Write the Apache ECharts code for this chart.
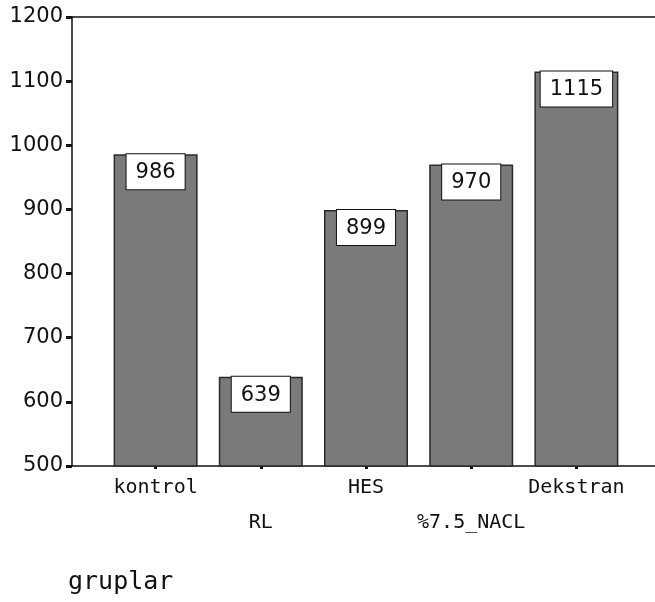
<!DOCTYPE html>
<html>
<head>
<meta charset="utf-8">
<script src="https://cdn.jsdelivr.net/npm/echarts@6/dist/echarts.min.js"></script>
<style>
  html, body { margin: 0; padding: 0; background: #fff; }
  #chart { width: 655px; height: 602px; }
</style>
</head>
<body>
<div id="chart"></div>
<script>
// data
const groups = ['kontrol', 'RL', 'HES', '%7.5_NACL', 'Dekstran']
const values = [986, 639, 899, 970, 1115]
const yMin = 500
const yMax = 1200
const yStep = 100

const chart = echarts.init(document.getElementById('chart'))

const plotTop = 17
const plotHeight = 449

chart.setOption({
  animation: false,
  backgroundColor: '#fff',
  title: {
    text: 'gruplar',
    left: 63,
    top: 565,
    textStyle: {
      fontFamily: 'DejaVu Sans Mono',
      fontSize: 25,
      fontWeight: 'normal',
      color: '#111'
    }
  },
  grid: [
    // frame: left axis, bottom line, top line
    { left: 72, right: 0, top: plotTop, height: plotHeight },
    // bars
    { left: 103, width: 526, top: plotTop, height: plotHeight }
  ],
  xAxis: [
    {
      gridIndex: 0,
      type: 'value',
      min: 0,
      max: 1,
      position: 'bottom',
      axisLine: { show: true, lineStyle: { color: '#111', width: 1.5 } },
      axisTick: { show: false },
      axisLabel: { show: false },
      splitLine: { show: false }
    },
    {
      gridIndex: 0,
      type: 'value',
      min: 0,
      max: 1,
      position: 'top',
      axisLine: { show: true, lineStyle: { color: '#111', width: 1.5 } },
      axisTick: { show: false },
      axisLabel: { show: false },
      splitLine: { show: false }
    },
    {
      gridIndex: 1,
      type: 'category',
      data: groups,
      axisLine: { show: false },
      axisTick: {
        show: true,
        alignWithLabel: true,
        interval: 0,
        length: 3,
        lineStyle: { color: '#111', width: 3 }
      },
      axisLabel: {
        interval: 0,
        margin: 4,
        lineHeight: 35,
        verticalAlign: 'top',
        fontFamily: 'DejaVu Sans Mono',
        fontSize: 20,
        color: '#111',
        formatter: (v, i) => (i % 2 ? '\n' + v : v)
      }
    }
  ],
  yAxis: [
    {
      gridIndex: 0,
      type: 'value',
      min: yMin,
      max: yMax,
      interval: yStep,
      axisLine: { show: true, lineStyle: { color: '#111', width: 1.5 } },
      axisTick: { show: true, length: 6, lineStyle: { color: '#111', width: 3 } },
      axisLabel: {
        margin: 9,
        fontFamily: 'DejaVu Sans',
        fontSize: 21,
        color: '#111',
        formatter: v => String(v)
      },
      splitLine: { show: false }
    },
    {
      gridIndex: 1,
      type: 'value',
      min: yMin,
      max: yMax,
      show: false,
      splitLine: { show: false }
    }
  ],
  series: [{
    type: 'bar',
    xAxisIndex: 2,
    yAxisIndex: 1,
    data: values,
    barWidth: 84,
    itemStyle: {
      color: '#7a7a7a',
      borderColor: '#2a2a2a',
      borderWidth: 1.5
    },
    label: {
      show: true,
      position: 'insideTop',
      distance: 0,
      backgroundColor: '#fff',
      borderColor: '#111',
      borderWidth: 1,
      padding: [7, 9, 5, 9],
      fontFamily: 'DejaVu Sans',
      fontSize: 21,
      lineHeight: 23,
      color: '#111'
    }
  }]
})
</script>
</body>
</html>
********************
▶ **Stated problem**:
Repeat the listing above up to and including the line with "const plotHeight = 449", starting from its first line. Drop any pictures.

▶ **Solved exercise**:
Write the Apache ECharts code for this chart.
<!DOCTYPE html>
<html>
<head>
<meta charset="utf-8">
<script src="https://cdn.jsdelivr.net/npm/echarts@6/dist/echarts.min.js"></script>
<style>
  html, body { margin: 0; padding: 0; background: #fff; }
  #chart { width: 655px; height: 602px; }
</style>
</head>
<body>
<div id="chart"></div>
<script>
// data
const groups = ['kontrol', 'RL', 'HES', '%7.5_NACL', 'Dekstran']
const values = [986, 639, 899, 970, 1115]
const yMin = 500
const yMax = 1200
const yStep = 100

const chart = echarts.init(document.getElementById('chart'))

const plotTop = 17
const plotHeight = 449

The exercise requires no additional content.